Another problem typically associated with balloon angioplasty is restenosis of a section previously widened using balloon angioplasty. When balloon angioplasty results in a tear forming inside a diseased vessel, this can lead to an overgrowth of scar tissue, which in turn can result in restenosis of the previously treated section (in-stent restenosis).

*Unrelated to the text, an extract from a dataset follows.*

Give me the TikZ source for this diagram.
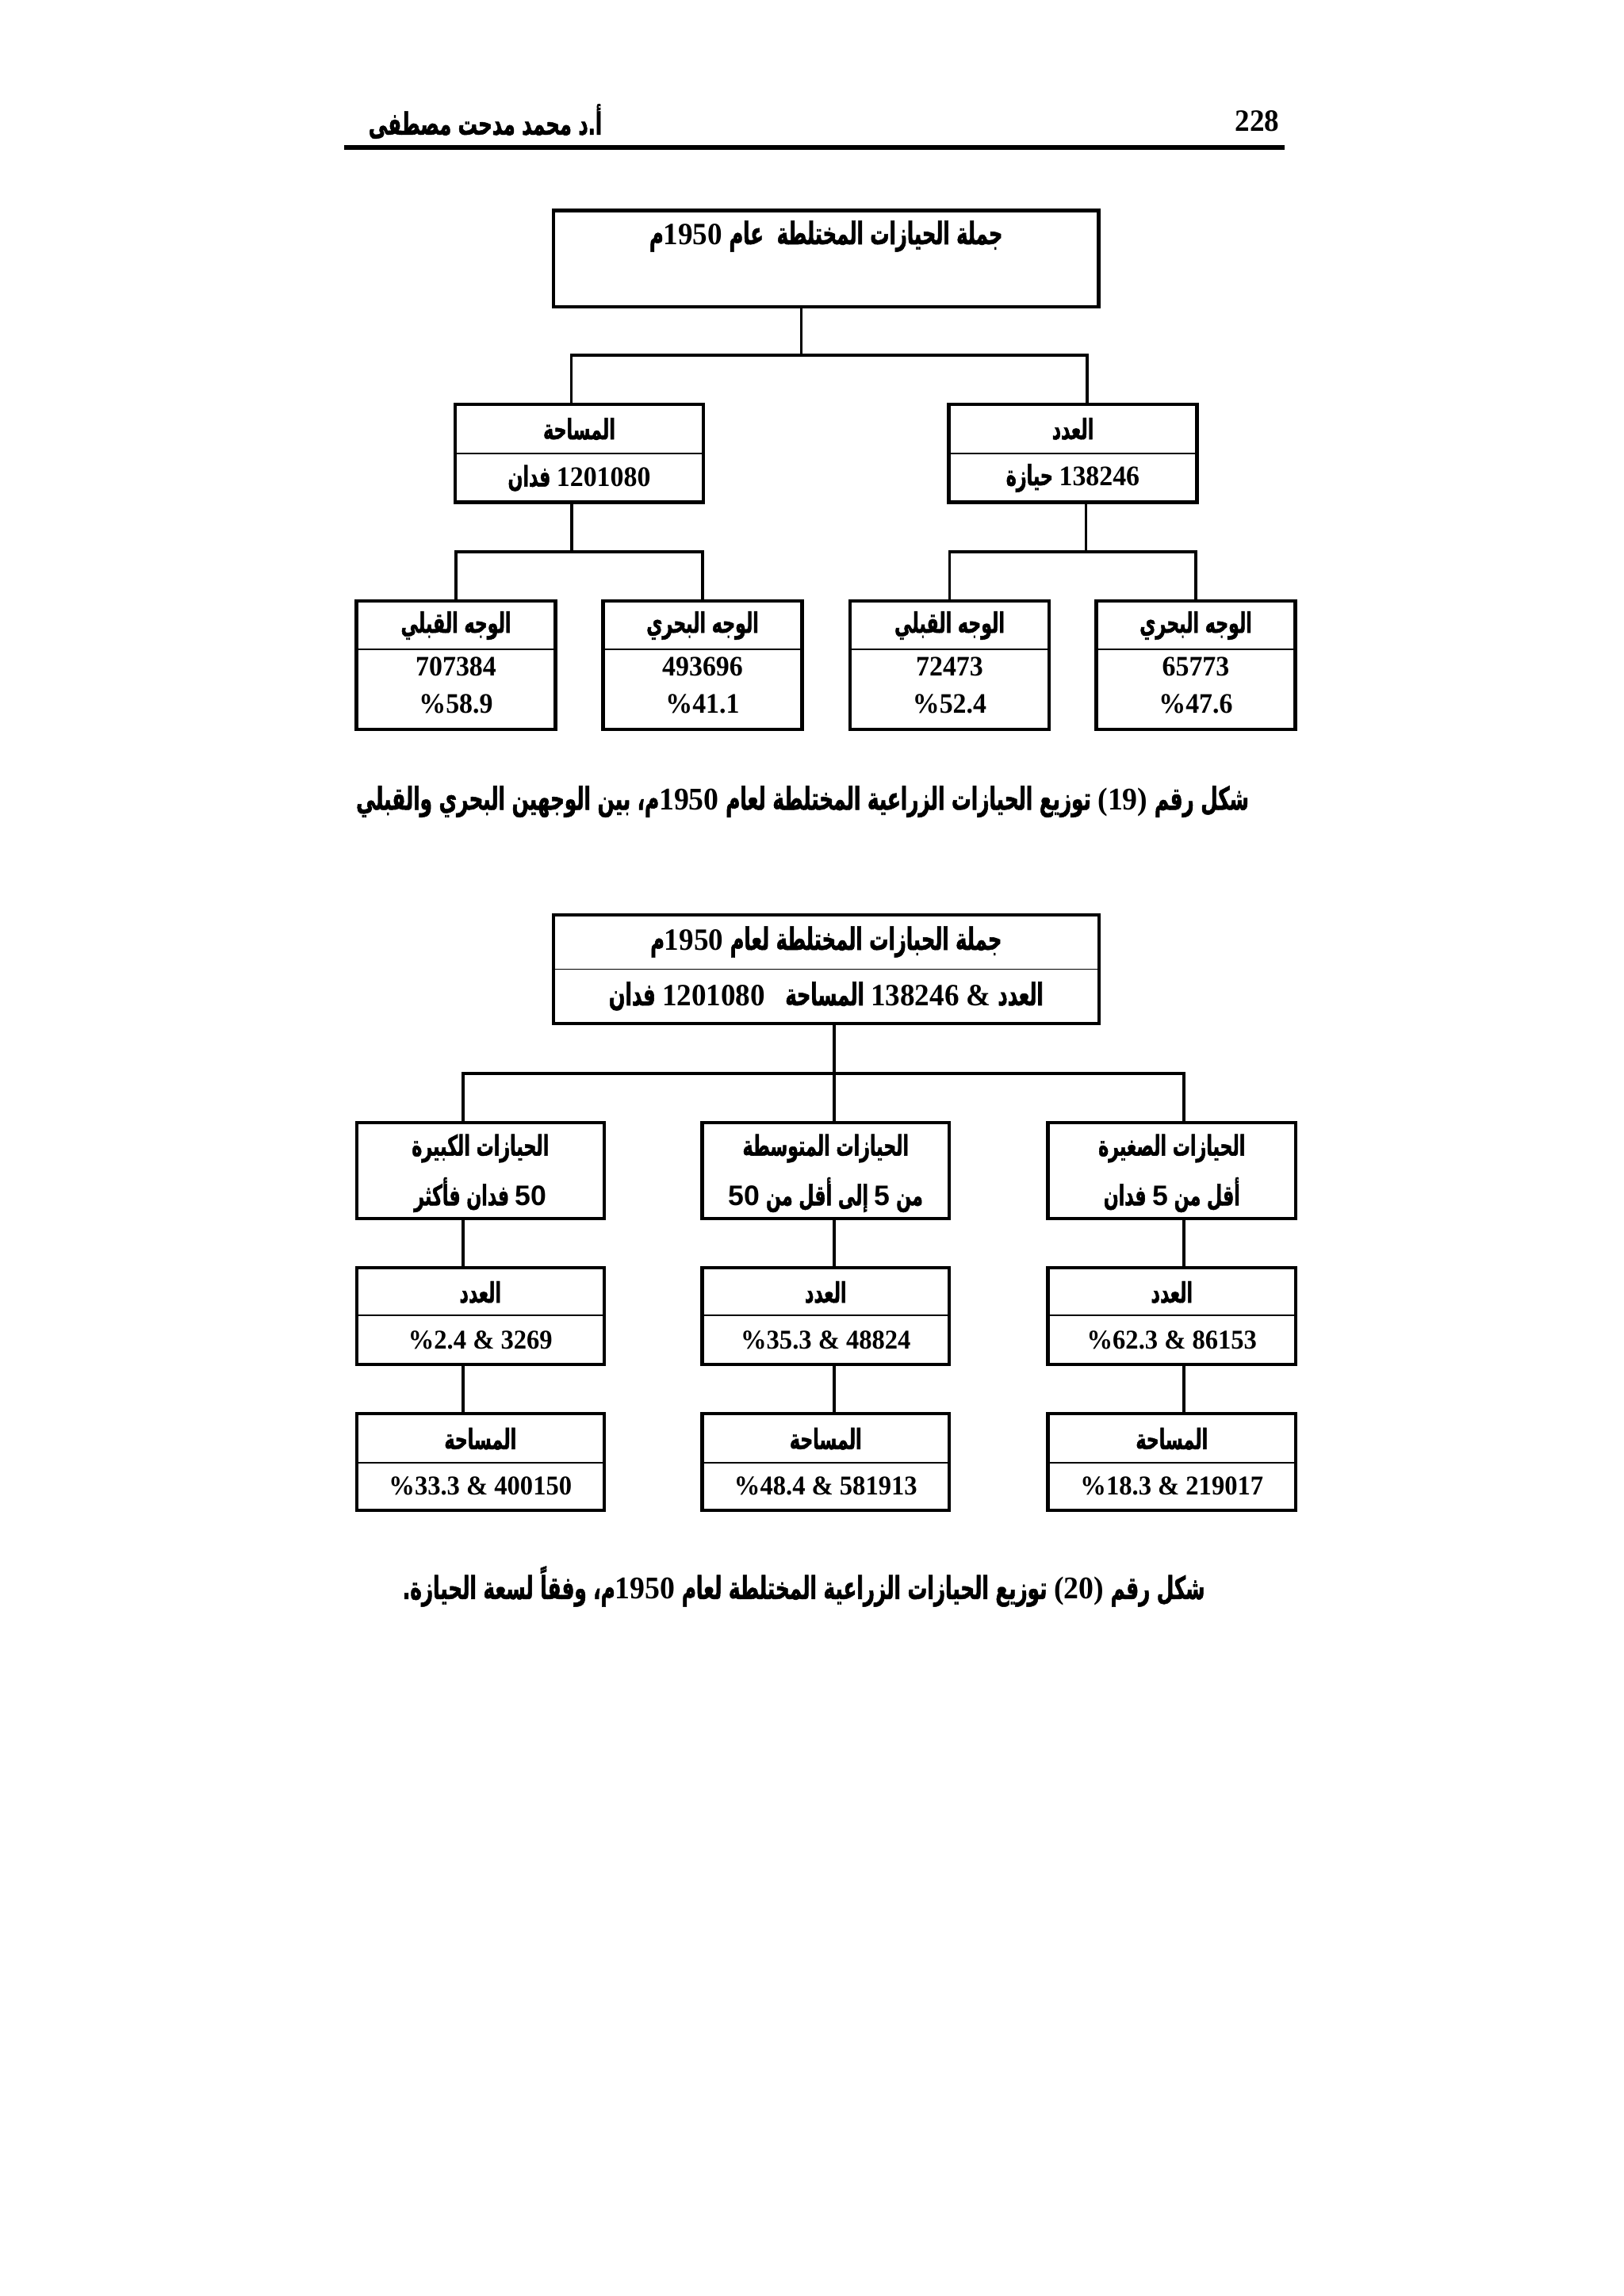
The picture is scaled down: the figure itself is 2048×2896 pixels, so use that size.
\documentclass[tikz,border=0pt]{standalone}
\usepackage{fontspec}
\usetikzlibrary{fit}
\TeXXeTstate=1
\newfontfamily\arabicfont[Script=Arabic, FakeStretch=0.62, BoldFeatures={FakeBold=1.3}]{DejaVu Sans}
\newfontfamily\numfont[FakeStretch=0.95]{Liberation Serif}
\newfontfamily\sansnumfont{Liberation Sans}
\newcommand{\artxt}[1]{{\arabicfont\bfseries\beginR #1\endR}}
\newcommand{\numtxt}[1]{\beginL{\numfont\bfseries #1}\endL{}}
\newcommand{\sntxt}[1]{\beginL{\sansnumfont\bfseries #1}\endL{}}
\tikzset{
  boxs/.style={draw, line width=1.2pt, inner sep=0pt},
  conn/.style={line width=1.1pt},
  divl/.style={line width=0.5pt},
  lbl/.style={inner sep=0pt, anchor=center, font=\fontsize{10.4}{12}\selectfont},
  lblsm/.style={inner sep=0pt, anchor=center, font=\fontsize{10}{12}\selectfont},
  ttl/.style={inner sep=0pt, anchor=center, font=\fontsize{11.4}{13}\selectfont},
  captxt/.style={inner sep=0pt, anchor=center, font=\fontsize{11.6}{14}\selectfont},
}
\begin{document}
\begin{tikzpicture}[x=0.0102539cm, y=-0.0102539cm]
\useasboundingbox (0,0) rectangle (2048,2896);
% header
\node[ttl, anchor=east] (pg) at (1614,153) {\numtxt{228}};
\node[ttl] (auth) at (612,153) {\artxt{أ.د محمد مدحت مصطفى}};
\draw[line width=1.5pt] (434,186) -- (1619.5,186);

% ---------- Figure 19 ----------
\node[boxs, fit={(698,265.5) (1385.5,386.7)}] (t19) {};
\node[ttl] (t19a) at (1041.75,298) {\artxt{جملة الحيازات المختلطة~~عام \numtxt{1950}م}};

\node[boxs, fit={(574,509.7) (887,633.5)}] (a19) {};
\node[boxs, fit={(1196.5,509.7) (1509.5,633.5)}] (b19) {};
\draw[divl] (a19.west |- 0,572) -- (a19.east |- 0,572);
\draw[divl] (b19.west |- 0,572) -- (b19.east |- 0,572);
\node[lbl] (a19a) at (730.5,541) {\artxt{المساحة}};
\node[lbl] (a19b) at (730.5,603) {\artxt{\numtxt{1201080} فدان}};
\node[lbl] (b19a) at (1353,541) {\artxt{العدد}};
\node[lbl] (b19b) at (1353,603) {\artxt{\numtxt{138246} حيازة}};

\node[boxs, fit={(449.5,757.8) (700.5,920)}] (c19) {};
\node[boxs, fit={(760.5,757.8) (1011.5,920)}] (d19) {};
\node[boxs, fit={(1072,757.8) (1323,920)}] (e19) {};
\node[boxs, fit={(1382.5,757.8) (1633.5,920)}] (f19) {};
\foreach \b in {c19,d19,e19,f19}{
  \draw[divl] (\b.west |- 0,818.7) -- (\b.east |- 0,818.7);
}
\node[lbl] (c19a) at (575,789) {\artxt{الوجه القبلي}};
\node[lbl] (c19b) at (575,841) {\numtxt{707384}};
\node[lbl] (c19c) at (575,888) {\numtxt{\%58.9}};
\node[lbl] (d19a) at (886,789) {\artxt{الوجه البحري}};
\node[lbl] (d19b) at (886,841) {\numtxt{493696}};
\node[lbl] (d19c) at (886,888) {\numtxt{\%41.1}};
\node[lbl] (e19a) at (1197.5,789) {\artxt{الوجه القبلي}};
\node[lbl] (e19b) at (1197.5,841) {\numtxt{72473}};
\node[lbl] (e19c) at (1197.5,888) {\numtxt{\%52.4}};
\node[lbl] (f19a) at (1508,789) {\artxt{الوجه البحري}};
\node[lbl] (f19b) at (1508,841) {\numtxt{65773}};
\node[lbl] (f19c) at (1508,888) {\numtxt{\%47.6}};

\coordinate (j19) at (1010.5,448);
\draw[conn] (t19.south -| j19) -- (j19);
\draw[conn] (a19.north -| 720.5,0) -- (720.5,448) -- (1371,448) -- (b19.north -| 1371,0);
\draw[conn] (a19.south -| 721,0) -- (721,695.6);
\draw[conn] (c19.north) -- (c19.north |- 0,695.6) -- (d19.north |- 0,695.6) -- (d19.north);
\draw[conn] (b19.south -| 1369.5,0) -- (1369.5,695.6);
\draw[conn] (e19.north) -- (e19.north |- 0,695.6) -- (f19.north |- 0,695.6) -- (f19.north);

\node[captxt] (cap19) at (1012,1011) {\artxt{شكل رقم \numtxt{(19)} توزيع الحيازات الزراعية المختلطة لعام \numtxt{1950}م، بين الوجهين البحري والقبلي}};

% ---------- Figure 20 ----------
\node[boxs, fit={(698,1153.6) (1385.6,1290.6)}] (t20) {};
\draw[divl] (t20.west |- 0,1222.5) -- (t20.east |- 0,1222.5);
\node[ttl] (t20a) at (1041.8,1188) {\artxt{جملة الحبازات المختلطة لعام \numtxt{1950}م}};
\node[ttl] (t20b) at (1041.8,1256.5) {\artxt{العدد \numtxt{138246 \&} المساحة~~ \numtxt{1201080} فدان}};

\node[boxs, fit={(449.6,1416.4) (762,1536.6)}] (g20) {};
\node[boxs, fit={(885.5,1416.4) (1197,1536.6)}] (h20) {};
\node[boxs, fit={(1321.5,1416.4) (1634,1536.6)}] (i20) {};
\node[lbl] (g20a) at (605.8,1448.5) {\artxt{الحيازات الكبيرة}};
\node[lbl] (g20b) at (605.8,1507) {\artxt{\sntxt{50} فدان فأكثر}};
\node[lbl] (h20a) at (1041.3,1448.5) {\artxt{الحيازات المتوسطة}};
\node[lbl] (h20b) at (1041.3,1507) {\artxt{من \sntxt{5} إلى أقل من \sntxt{50}}};
\node[lbl] (i20a) at (1477.8,1448.5) {\artxt{الحيازات الصغيرة}};
\node[lbl] (i20b) at (1477.8,1507) {\artxt{أقل من \sntxt{5} فدان}};

\node[boxs, fit={(449.6,1599) (762,1721)}] (g21) {};
\node[boxs, fit={(885.5,1599) (1197,1721)}] (h21) {};
\node[boxs, fit={(1321.5,1599) (1634,1721)}] (i21) {};
\node[boxs, fit={(449.6,1783.4) (762,1905)}] (g22) {};
\node[boxs, fit={(885.5,1783.4) (1197,1905)}] (h22) {};
\node[boxs, fit={(1321.5,1783.4) (1634,1905)}] (i22) {};
\foreach \b in {g21,h21,i21}{
  \draw[divl] (\b.west |- 0,1659) -- (\b.east |- 0,1659);
}
\foreach \b in {g22,h22,i22}{
  \draw[divl] (\b.west |- 0,1845) -- (\b.east |- 0,1845);
}
\node[lbl] (g21a) at (605.8,1630) {\artxt{العدد}};
\node[lblsm] (g21b) at (605.8,1690.5) {\numtxt{\%2.4 \& 3269}};
\node[lbl] (h21a) at (1041.3,1630) {\artxt{العدد}};
\node[lblsm] (h21b) at (1041.3,1690.5) {\numtxt{\%35.3 \& 48824}};
\node[lbl] (i21a) at (1477.8,1630) {\artxt{العدد}};
\node[lblsm] (i21b) at (1477.8,1690.5) {\numtxt{\%62.3 \& 86153}};
\node[lbl] (g22a) at (605.8,1814.7) {\artxt{المساحة}};
\node[lblsm] (g22b) at (605.8,1874.8) {\numtxt{\%33.3 \& 400150}};
\node[lbl] (h22a) at (1041.3,1814.7) {\artxt{المساحة}};
\node[lblsm] (h22b) at (1041.3,1874.8) {\numtxt{\%48.4 \& 581913}};
\node[lbl] (i22a) at (1477.8,1814.7) {\artxt{المساحة}};
\node[lblsm] (i22b) at (1477.8,1874.8) {\numtxt{\%18.3 \& 219017}};

\draw[conn] (t20.south -| 1052,0) -- (1052,1354);
\draw[conn] (g20.north -| 584,0) -- (584,1354) -- (1493,1354) -- (i20.north -| 1493,0);
\draw[conn] (h20.north -| 1052,0) -- (1052,1354);
\draw[conn] (g20.south -| 584,0) -- (g21.north -| 584,0);
\draw[conn] (h20.south -| 1052,0) -- (h21.north -| 1052,0);
\draw[conn] (i20.south -| 1493,0) -- (i21.north -| 1493,0);
\draw[conn] (g21.south -| 584,0) -- (g22.north -| 584,0);
\draw[conn] (h21.south -| 1052,0) -- (h22.north -| 1052,0);
\draw[conn] (i21.south -| 1493,0) -- (i22.north -| 1493,0);

\node[captxt] (cap20) at (1013.7,2001) {\artxt{شكل رقم \numtxt{(20)} توزيع الحيازات الزراعية المختلطة لعام \numtxt{1950}م، وفقاً لسعة الحيازة.}};
\end{tikzpicture}
\end{document}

Although the introduction of stents has helped to counteract this problem, the use of bare metal stents is associated with restenosis in 20-50% of all treated sections, with the exact rate of restenosis dependent upon the characteristics of the previously treated section (length of lesion, vessel diameter, degree of calcification).

Sigwart et al. pioneered balloon angioplasty using balloon-mounted stents, while Palmaz et al. were responsible for the development of self-expanding stents.

What conditions are treated with this procedure?

  • Coronary heart disease in patients with angina pectoris
  • Coronary heart disease in patients without angina pectoris, but with evidence of disturbed blood flow

What is the purpose of this procedure, and what are the results?

A PTCA procedure is performed in order to treat coronary artery stenosis, and to alleviate the symptoms of angina pectoris associated with physical exertion. Once the degree of narrowing reaches approximately 75%, normal blood supply is impeded during episodes of physical exertion. This leads to the heart receiving an insufficient amount of oxygen which in most patients will lead to exercise-induced chest pain known as angina pectoris. It is possible for patients with diabetes to remain asymptomatic despite clear evidence of a disruption in the normal flow of blood. This may be due to specific nerve damage typically found in patients with diabetes.

Treatment of stenosis using balloons and/or stents leads to normal blood flow being restored to a previously narrowed section. Depending on the nature of the patient's concomitant disease, and the characteristics of the stenosis, measures to prevent restenosis in the months following treatment may involve bare metal or drug-eluting stents.

Successful treatment results in significant improvements in the patient's exercise capacity, and may even lead to the patient being able to reduce the number of drugs previously required to support tissue perfusion. All patients will require long-term drug-based treatment to prevent or slow the progression of vascular disease in untreated vessels. All patients who undergo stent treatment will be required to take anticoagulant medication in order to prevent the treated vessel from becoming blocked. Patients who undergo stent treatment using bare metal stents usually only require two antiplatelet drugs (dual therapy), and only for a duration of one month.

As far as patients with clinically stable coronary heart disease are concerned, PCTA does not represent a life-prolonging solution or prevent heart attacks, except in a few very specific cases.

Treatment step-by-step

  • The patient is positioned on the catheterization table, and is prepped and draped.
  • After the entry site has been disinfected and numbed using a local anesthetic, a tiny incision is made in the artery.
  • A guide wire is used to introduce a sheath into the artery.
  • A catheter is introduced and advanced to the coronary artery.
  • The guide wire is used to cross the stenosis inside the coronary artery.
  • The guide wire is then used to advance a stent to the site of the stenosis.
  • A balloon is inflated to expand the stent.
  • Balloon and catheter are removed, and the entry site is dressed with a pressure bandage, or closed using a wound closure system.
  • The patient is moved to the ward for observation, and can usually be discharged the day after the procedure.

Sources

  • Peterson KL, Nicod P (Hrsg.) Cardiac Catheterization. Methods, Diagnosis, and Therapy. 1st ed. Saunders. Philadelphia, Toronto, Montreal, Sydney, Tokyo. 1997.
  • Topol EJ (Hrsg): Textbook of Interventional Cardiology. 5th ed. Saunders, Elsevier. Philadelphia 2008.
  • Krakau I: Das Herzkatheterbuch. [The Book of Cardiac Catheterization] Thieme Stutgart, New York 1999.
  • Julian D, Braunwald E (Hrsg): Management of acute myocardial infarction. Saunders. London, Philadelphia, Toronto, Marrickville, Tokyo 1994.